Dressen and Leno were two of the main names features in the book
I'm Dying Up Here (the same one that spawned the current Showtime TV series) about the standup comedy scene in the late 1970s. Dressen had just split up with partner Tim Reid and was working The Comedy Store, as were Leno, David Letterman, Richard Lewis, Elayne Boosler, Alison Angrim, and a host of others.

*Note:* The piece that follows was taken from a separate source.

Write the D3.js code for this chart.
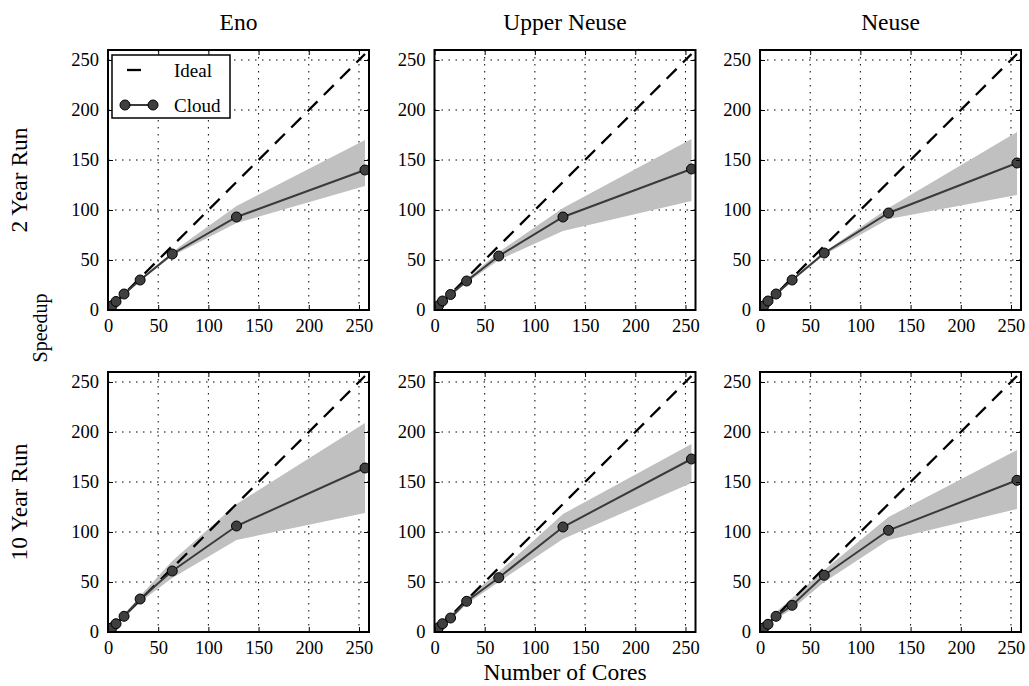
<!DOCTYPE html>
<html>
<head>
<meta charset="utf-8">
<script src="https://cdn.jsdelivr.net/npm/d3@7"></script>
<style>
  body { margin: 0; background: #fff; }
  text { font-family: "Liberation Serif", "Times New Roman", serif; fill: #000; }
</style>
</head>
<body>
<svg id="chart" width="1029" height="686"></svg>
<script>
// number of cores used for every run
var cores = [4, 8, 16, 32, 64, 128, 256];
var tickValues = [0, 50, 100, 150, 200, 250];
var siteNames = ["Eno", "Upper Neuse", "Neuse"];
var runNames = ["2 Year Run", "10 Year Run"];

// 2 year run
var eno2Mean   = [4.3, 8.5, 16, 30, 56, 93, 140];
var eno2Upper  = [4.6, 9, 17, 31, 58, 104, 170];
var eno2Lower  = [4, 8, 15, 29, 54, 87, 124];
var upper2Mean  = [4.3, 9, 15.5, 29, 54, 93, 141];
var upper2Upper = [4.6, 9.5, 17, 31, 58, 102, 171];
var upper2Lower = [4, 8, 14, 27, 50, 79, 109];
var neuse2Mean  = [4.3, 9, 16, 30, 57, 97, 147];
var neuse2Upper = [4.6, 9.5, 17, 31, 58, 102, 178];
var neuse2Lower = [4, 8.5, 15, 29, 55, 91, 115];

// 10 year run
var eno10Mean   = [4.3, 8.3, 15.7, 33, 61, 106, 164];
var eno10Upper  = [4.6, 9, 17.5, 36, 71, 128, 209];
var eno10Lower  = [4, 7.5, 14, 30, 54, 92, 119];
var upper10Mean  = [4.3, 8.3, 14, 30.7, 54.3, 105, 173];
var upper10Upper = [4.6, 9, 17, 34, 60, 118, 188];
var upper10Lower = [4, 7.7, 12, 28, 50, 93, 149];
var neuse10Mean  = [4.3, 7.7, 15.7, 26.7, 56.7, 101.7, 151.7];
var neuse10Upper = [4.6, 8.5, 20, 34, 62, 115, 182];
var neuse10Lower = [4, 7, 13, 23, 50, 92, 123];

var panels = [
  [ {mean: eno2Mean, up: eno2Upper, lo: eno2Lower},
    {mean: upper2Mean, up: upper2Upper, lo: upper2Lower},
    {mean: neuse2Mean, up: neuse2Upper, lo: neuse2Lower} ],
  [ {mean: eno10Mean, up: eno10Upper, lo: eno10Lower},
    {mean: upper10Mean, up: upper10Upper, lo: upper10Lower},
    {mean: neuse10Mean, up: neuse10Upper, lo: neuse10Lower} ]
];

var svg = d3.select("#chart");
var lefts = [108, 434.5, 760],
    tops = [50, 372],
    width = 261,
    height = 260;

var x = d3.scaleLinear().domain([0, 260]).range([0, width]);
var y = d3.scaleLinear().domain([0, 260]).range([height, 0]);

var band = d3.area()
  .x(function(d, i) { return x(cores[i]); })
  .y0(function(d) { return y(d[0]); })
  .y1(function(d) { return y(d[1]); });
var line = d3.line()
  .x(function(d) { return x(d[0]); })
  .y(function(d) { return y(d[1]); });

svg.append("defs").append("clipPath").attr("id", "clip")
  .append("rect").attr("width", width).attr("height", height);

panels.forEach(function(row, r) {
  row.forEach(function(p, c) {
    var g = svg.append("g").attr("transform", "translate(" + lefts[c] + "," + tops[r] + ")");
    var plot = g.append("g").attr("clip-path", "url(#clip)");

    // dotted grid
    plot.selectAll(".gx").data(tickValues.slice(1)).enter().append("line")
      .attr("x1", function(d) { return x(d); }).attr("x2", function(d) { return x(d); })
      .attr("y1", 0).attr("y2", height)
      .attr("stroke", "#000").attr("stroke-width", 1).attr("stroke-dasharray", "1.5,5.5");
    plot.selectAll(".gy").data(tickValues.slice(1)).enter().append("line")
      .attr("y1", function(d) { return y(d); }).attr("y2", function(d) { return y(d); })
      .attr("x1", 0).attr("x2", width)
      .attr("stroke", "#000").attr("stroke-width", 1).attr("stroke-dasharray", "1.5,5.5");

    // spread band
    plot.append("path")
      .attr("d", band(p.lo.map(function(v, i) { return [v, p.up[i]]; })))
      .attr("fill", "#c0c0c0");

    // ideal speedup
    plot.append("path")
      .attr("d", line(cores.map(function(v) { return [v, v]; })))
      .attr("fill", "none").attr("stroke", "#000").attr("stroke-width", 2.3)
      .attr("stroke-dasharray", "14,9");

    // measured
    var pts = cores.map(function(v, i) { return [v, p.mean[i]]; });
    plot.append("path").attr("d", line(pts))
      .attr("fill", "none").attr("stroke", "#3a3a3a").attr("stroke-width", 2);
    plot.selectAll("circle").data(pts).enter().append("circle")
      .attr("cx", function(d) { return x(d[0]); })
      .attr("cy", function(d) { return y(d[1]); })
      .attr("r", 5).attr("fill", "#3f3f3f").attr("stroke", "#000").attr("stroke-width", 1);

    // axes, ticks point inward
    var ax = [
      g.append("g").attr("transform", "translate(0," + height + ")")
        .call(d3.axisBottom(x).tickValues(tickValues).tickSize(-5).tickPadding(9)),
      g.append("g")
        .call(d3.axisLeft(y).tickValues(tickValues).tickSize(-5).tickPadding(9)),
      g.append("g")
        .call(d3.axisTop(x).tickValues(tickValues).tickSize(-5).tickFormat("")),
      g.append("g").attr("transform", "translate(" + width + ",0)")
        .call(d3.axisRight(y).tickValues(tickValues).tickSize(-5).tickFormat(""))
    ];
    ax.forEach(function(a) {
      a.select(".domain").remove();
      a.selectAll("line").attr("stroke", "#000").attr("stroke-width", 1);
      a.selectAll("text").style("font-family", '"Liberation Serif", serif')
        .style("font-size", "18.5px").attr("fill", "#000");
    });

    g.append("rect").attr("width", width).attr("height", height)
      .attr("fill", "none").attr("stroke", "#000").attr("stroke-width", 2);

    if (r === 0) {
      svg.append("text").attr("x", lefts[c] + width / 2).attr("y", 30)
        .attr("text-anchor", "middle").style("font-size", "23.5px").text(siteNames[c]);
    }

    if (r === 0 && c === 0) {
      var lg = g.append("g");
      lg.append("rect").attr("x", 4).attr("y", 5).attr("width", 118).attr("height", 63)
        .attr("fill", "#fff").attr("stroke", "#000").attr("stroke-width", 1.5);
      lg.append("line").attr("x1", 19).attr("x2", 33).attr("y1", 20).attr("y2", 20)
        .attr("stroke", "#000").attr("stroke-width", 2.3);
      lg.append("line").attr("x1", 17).attr("x2", 45).attr("y1", 55).attr("y2", 55)
        .attr("stroke", "#3a3a3a").attr("stroke-width", 2);
      [17, 45].forEach(function(cx) {
        lg.append("circle").attr("cx", cx).attr("cy", 55).attr("r", 5)
          .attr("fill", "#3f3f3f").attr("stroke", "#000").attr("stroke-width", 1);
      });
      lg.append("text").attr("x", 66).attr("y", 27).style("font-size", "19px").text("Ideal");
      lg.append("text").attr("x", 66).attr("y", 62).style("font-size", "19px").text("Cloud");
    }
  });
});

// row labels and shared axis labels
runNames.forEach(function(name, r) {
  svg.append("text")
    .attr("transform", "translate(19," + (tops[r] + height / 2) + ") rotate(-90)")
    .attr("text-anchor", "middle").attr("dy", "0.35em")
    .style("font-size", "23.5px").text(name);
});
svg.append("text")
  .attr("transform", "translate(40,328) rotate(-90)")
  .attr("text-anchor", "middle").attr("dy", "0.35em")
  .style("font-size", "20px").text("Speedup");
svg.append("text").attr("x", 565).attr("y", 680)
  .attr("text-anchor", "middle").style("font-size", "23.5px").text("Number of Cores");
</script>
</body>
</html>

The book deals mostly with the problems of the comics unionizing to get reasonable pay in 1979, and the comics subsequently holding a job action. Almost every name comic was pro-"union" (Garry Shandling was a notable exception), and The Comedy Store finally settled with the striking comics after one of the anti-union comics narrowly missed hitting Jay Leno with a car (Leno slapped the side of the car as it went by and faked being hit). Dressen was the ringleader (he had come from a union household, so knew a bit more about organizing), and stopped playing The Comedy Store upon the suicide of fellow striker Steve Lubetkin, who was denied gigs at the club after the job action ended.
It's a great book.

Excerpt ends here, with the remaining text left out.